# Input material
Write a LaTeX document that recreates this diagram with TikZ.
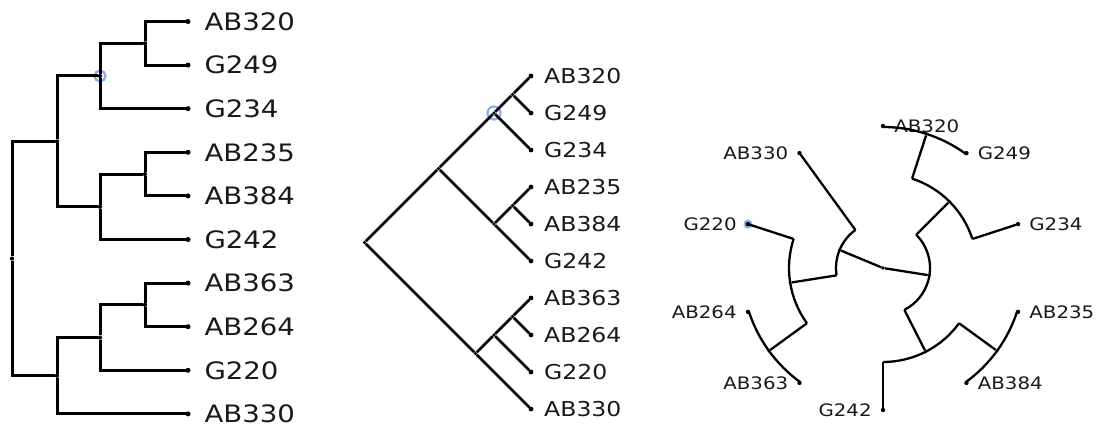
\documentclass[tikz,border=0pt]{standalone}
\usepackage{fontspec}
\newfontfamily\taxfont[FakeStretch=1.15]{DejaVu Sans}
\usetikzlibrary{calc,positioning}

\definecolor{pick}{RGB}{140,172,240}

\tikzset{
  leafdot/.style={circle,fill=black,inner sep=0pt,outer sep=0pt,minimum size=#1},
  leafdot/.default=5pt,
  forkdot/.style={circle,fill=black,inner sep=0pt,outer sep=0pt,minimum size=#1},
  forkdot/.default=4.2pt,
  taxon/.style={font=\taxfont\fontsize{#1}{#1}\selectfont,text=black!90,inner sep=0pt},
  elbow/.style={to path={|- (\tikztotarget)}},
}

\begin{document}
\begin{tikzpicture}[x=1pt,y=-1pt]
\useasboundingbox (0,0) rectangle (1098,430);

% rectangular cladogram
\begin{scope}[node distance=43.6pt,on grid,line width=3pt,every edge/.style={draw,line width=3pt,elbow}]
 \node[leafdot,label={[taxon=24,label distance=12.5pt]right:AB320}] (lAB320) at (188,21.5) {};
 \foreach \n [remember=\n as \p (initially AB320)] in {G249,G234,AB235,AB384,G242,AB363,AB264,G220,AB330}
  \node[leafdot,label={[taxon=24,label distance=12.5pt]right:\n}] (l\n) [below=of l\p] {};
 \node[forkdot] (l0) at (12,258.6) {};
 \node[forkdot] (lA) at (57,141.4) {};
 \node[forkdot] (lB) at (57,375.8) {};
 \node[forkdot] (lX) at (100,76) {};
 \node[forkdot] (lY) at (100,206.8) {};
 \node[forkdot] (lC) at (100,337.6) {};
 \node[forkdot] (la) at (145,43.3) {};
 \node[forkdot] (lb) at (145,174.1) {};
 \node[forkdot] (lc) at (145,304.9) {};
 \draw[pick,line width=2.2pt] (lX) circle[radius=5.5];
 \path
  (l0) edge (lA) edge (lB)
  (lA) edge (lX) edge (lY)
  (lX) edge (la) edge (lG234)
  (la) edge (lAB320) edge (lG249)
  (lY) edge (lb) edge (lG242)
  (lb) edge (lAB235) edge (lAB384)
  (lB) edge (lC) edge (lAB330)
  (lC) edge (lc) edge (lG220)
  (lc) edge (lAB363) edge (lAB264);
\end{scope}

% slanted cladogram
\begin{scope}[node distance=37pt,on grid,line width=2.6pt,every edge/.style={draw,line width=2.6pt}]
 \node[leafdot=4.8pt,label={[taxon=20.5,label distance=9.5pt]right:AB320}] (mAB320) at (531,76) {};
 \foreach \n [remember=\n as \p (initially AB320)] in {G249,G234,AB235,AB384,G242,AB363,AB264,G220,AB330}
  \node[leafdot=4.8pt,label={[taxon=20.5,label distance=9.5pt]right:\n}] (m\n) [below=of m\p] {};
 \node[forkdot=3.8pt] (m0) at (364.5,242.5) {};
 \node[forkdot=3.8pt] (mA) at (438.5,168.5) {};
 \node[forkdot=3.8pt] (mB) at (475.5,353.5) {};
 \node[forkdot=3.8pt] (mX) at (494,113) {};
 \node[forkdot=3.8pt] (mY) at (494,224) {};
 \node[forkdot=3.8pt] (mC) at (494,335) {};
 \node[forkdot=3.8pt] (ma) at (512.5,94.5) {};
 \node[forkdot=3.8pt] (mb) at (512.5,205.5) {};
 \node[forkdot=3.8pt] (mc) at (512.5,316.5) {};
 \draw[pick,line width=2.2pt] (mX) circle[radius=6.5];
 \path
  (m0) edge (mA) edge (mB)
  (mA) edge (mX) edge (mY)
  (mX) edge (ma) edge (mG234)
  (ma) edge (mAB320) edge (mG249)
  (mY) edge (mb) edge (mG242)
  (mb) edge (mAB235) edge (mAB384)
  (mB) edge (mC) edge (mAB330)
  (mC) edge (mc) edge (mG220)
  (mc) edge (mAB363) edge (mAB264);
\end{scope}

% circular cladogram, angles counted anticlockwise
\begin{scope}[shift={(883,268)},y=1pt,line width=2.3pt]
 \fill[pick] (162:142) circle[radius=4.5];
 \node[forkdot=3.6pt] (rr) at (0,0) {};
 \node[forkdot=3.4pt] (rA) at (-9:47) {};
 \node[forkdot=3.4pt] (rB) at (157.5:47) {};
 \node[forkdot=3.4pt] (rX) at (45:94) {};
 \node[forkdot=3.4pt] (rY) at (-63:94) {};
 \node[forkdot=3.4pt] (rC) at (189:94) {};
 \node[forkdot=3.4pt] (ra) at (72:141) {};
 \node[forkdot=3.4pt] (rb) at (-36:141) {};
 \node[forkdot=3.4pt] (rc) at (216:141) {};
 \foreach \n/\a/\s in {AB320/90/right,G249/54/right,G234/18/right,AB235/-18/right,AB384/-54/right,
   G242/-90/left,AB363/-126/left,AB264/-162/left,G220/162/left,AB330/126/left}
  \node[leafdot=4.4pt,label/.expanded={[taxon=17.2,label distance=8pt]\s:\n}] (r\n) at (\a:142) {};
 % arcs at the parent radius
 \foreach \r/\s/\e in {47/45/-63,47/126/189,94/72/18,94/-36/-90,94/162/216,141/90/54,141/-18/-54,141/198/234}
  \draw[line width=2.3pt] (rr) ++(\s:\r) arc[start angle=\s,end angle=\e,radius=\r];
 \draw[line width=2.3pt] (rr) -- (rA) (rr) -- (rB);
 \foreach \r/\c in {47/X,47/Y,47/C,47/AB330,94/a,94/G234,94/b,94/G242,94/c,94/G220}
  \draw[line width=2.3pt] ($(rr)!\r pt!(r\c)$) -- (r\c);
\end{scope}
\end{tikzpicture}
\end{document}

--

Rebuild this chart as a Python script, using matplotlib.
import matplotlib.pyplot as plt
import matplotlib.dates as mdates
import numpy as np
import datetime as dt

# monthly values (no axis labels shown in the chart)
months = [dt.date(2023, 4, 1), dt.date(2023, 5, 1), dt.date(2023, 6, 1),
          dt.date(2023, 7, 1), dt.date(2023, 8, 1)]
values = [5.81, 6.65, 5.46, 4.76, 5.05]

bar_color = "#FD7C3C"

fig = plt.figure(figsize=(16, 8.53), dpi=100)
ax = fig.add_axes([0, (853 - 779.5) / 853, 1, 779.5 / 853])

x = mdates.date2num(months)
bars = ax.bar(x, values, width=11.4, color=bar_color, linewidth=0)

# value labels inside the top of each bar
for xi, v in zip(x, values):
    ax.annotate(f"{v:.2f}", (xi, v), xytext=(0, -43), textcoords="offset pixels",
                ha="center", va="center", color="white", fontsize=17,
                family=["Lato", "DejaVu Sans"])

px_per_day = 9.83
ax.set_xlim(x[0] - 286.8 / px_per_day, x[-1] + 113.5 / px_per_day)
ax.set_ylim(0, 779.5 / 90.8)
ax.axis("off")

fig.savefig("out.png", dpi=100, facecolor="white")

# Exercise requirements
Report how many lines of the data hold the string "matplotlib"; give only the number.

# The answer
3